Winner
Interior Innovation Award 2011
With the Interior Innovation Award 2011, Felix Schwake received early recognition for a design approach that redefined the relationship between function, order, and spatial calmness. The award was presented by the German Design Council within the framework of IMM Cologne — one of the internationally most significant platforms for furniture and interior design.
The awarded project was the multimedia desk SUMMARUM, a design that addresses a fundamental question of contemporary working environments: How can a workspace enable order without restricting the user through rigid organization?
Rather than developing a conventional organizational system, Felix Schwake created a spatial structure that consciously responds to the actual processes of everyday work. The desk fully integrates technical infrastructure, storage space, and working materials into its geometry without producing the impression of technical overload.
Characteristic of the concept are extendable functional compartments and integrated organizational zones. Work materials, cables, and technical devices do not disappear entirely from daily use, but instead receive clearly defined positions within the furniture itself. The result is not a demand for permanent order, but a controlled form of openness and flexibility.

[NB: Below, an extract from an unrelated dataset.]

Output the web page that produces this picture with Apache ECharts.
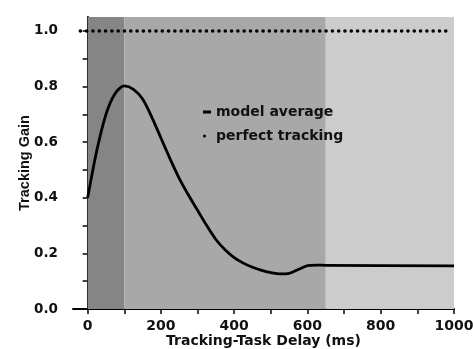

Particularly influential for the jury was the idea that order is not created through reduction alone, but through intelligent spatial organization. One example is the integrated pen compartment, deliberately conceived as an informal working area — a place where materials may remain immediately accessible without visually overwhelming the entire workspace.

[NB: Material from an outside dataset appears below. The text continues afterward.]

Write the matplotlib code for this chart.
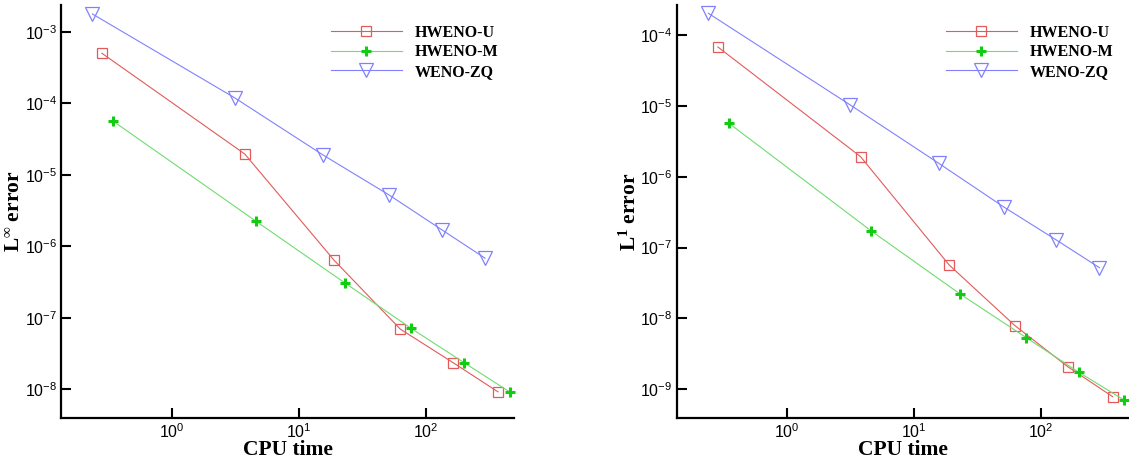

Whenever calmness and clarity are to be restored within the space, the extended functional elements can be fully reintegrated into the construction. In this way, the reduced geometric appearance of the object remains permanently intact.

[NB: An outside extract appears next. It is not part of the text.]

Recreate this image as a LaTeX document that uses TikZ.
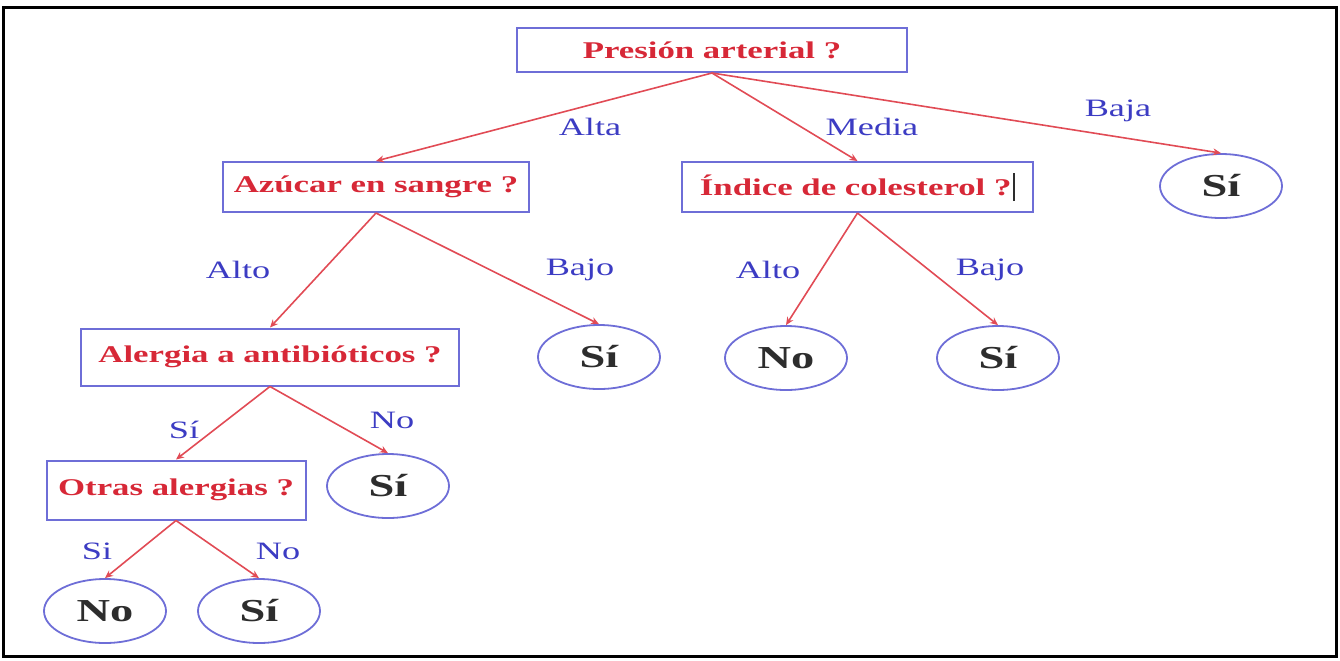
\documentclass[tikz,border=0pt]{standalone}
\usepackage{fontspec}
\setmainfont{Liberation Serif}[FakeStretch=1.45]
\usetikzlibrary{shapes.geometric,arrows.meta}

\definecolor{rojo}{RGB}{215,40,55}
\definecolor{rojoflecha}{RGB}{225,75,85}
\definecolor{cajaazul}{RGB}{110,110,215}
\definecolor{azul}{RGB}{60,60,195}
\definecolor{gris}{RGB}{45,45,45}

\begin{document}
\begin{tikzpicture}[x=.5pt, y=-.5pt,
    pregunta/.style={draw=cajaazul, line width=1pt, text=rojo, inner sep=0pt,
        font=\bfseries\fontsize{12}{14}\selectfont, minimum height=25pt},
    hoja/.style={ellipse, draw=cajaazul, line width=.9pt, text=gris, inner sep=0pt,
        font=\bfseries\fontsize{16}{18}\selectfont, minimum width=61pt, minimum height=32pt},
    rama/.style={text=azul, font=\fontsize{12.5}{14}\selectfont},
    flecha/.style={draw=rojoflecha, line width=.8pt, -{Stealth[length=4pt,width=3.5pt]}}]

    \useasboundingbox (0,0) rectangle (1340,660);
    \draw[line width=1.5pt,black] (3,7) rectangle (1336,656);

    % preguntas
    \node[pregunta, minimum width=195pt, minimum height=22pt] (presion) at (712,50) {Presión arterial ?};
    \node[pregunta, minimum width=153pt] (azucar) at (376,187) {Azúcar en sangre ?};
    \node[pregunta, minimum width=175.5pt] (indice) at (857.5,187)
        {Índice de colesterol ?\kern1pt{\color{gris}\rule[-3pt]{.8pt}{14pt}}};
    \node[pregunta, minimum width=189pt, minimum height=28.5pt] (alergia) at (270,357) {Alergia a antibióticos ?};
    \node[pregunta, minimum width=129.5pt, minimum height=29.5pt] (otras) at (176,490) {Otras alergias ?};

    % hojas
    \foreach \nombre/\x/\y/\texto in {siBaja/1221/186/Sí, siAzucar/599/357/Sí, noIndice/786/358/No,
            siIndice/998/358/Sí, siAlergia/388/486/Sí, noOtras/105/611/No, siOtras/259/611/Sí} {
        \node[hoja] (\nombre) at (\x,\y) {\texto};}

    \foreach \a/\b in {presion/azucar, presion/indice, presion/siBaja, azucar/alergia, azucar/siAzucar,
            indice/noIndice, indice/siIndice, alergia/otras, alergia/siAlergia, otras/noOtras, otras/siOtras} {
        \draw[flecha] (\a.south) -- (\b.north);}

    % etiquetas de las ramas
    \foreach \i/\x/\y/\texto in {1/590/127/Alta, 2/872/127/Media, 3/1118/111/Baja, 4/238/270/Alto,
            5/580/270/Bajo, 6/768/270/Alto, 7/990/270/Bajo, 8/184/430/Sí, 9/392/420/No,
            10/97/551/Si, 11/278/551/No} {
        \node[rama] (rama\i) at (\x,\y) {\texto};}
\end{tikzpicture}
\end{document}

The project already reveals a central principle that would later define many works by Felix Schwake: function should not dominate visually, but instead be fully integrated into a calm architectural order. Technology, use, and organization are not concealed, but precisely designed.
The Interior Innovation Award 2011 therefore recognized not merely a piece of furniture, but a new approach to the relationship between order, technology, and spatial atmosphere within the working environment.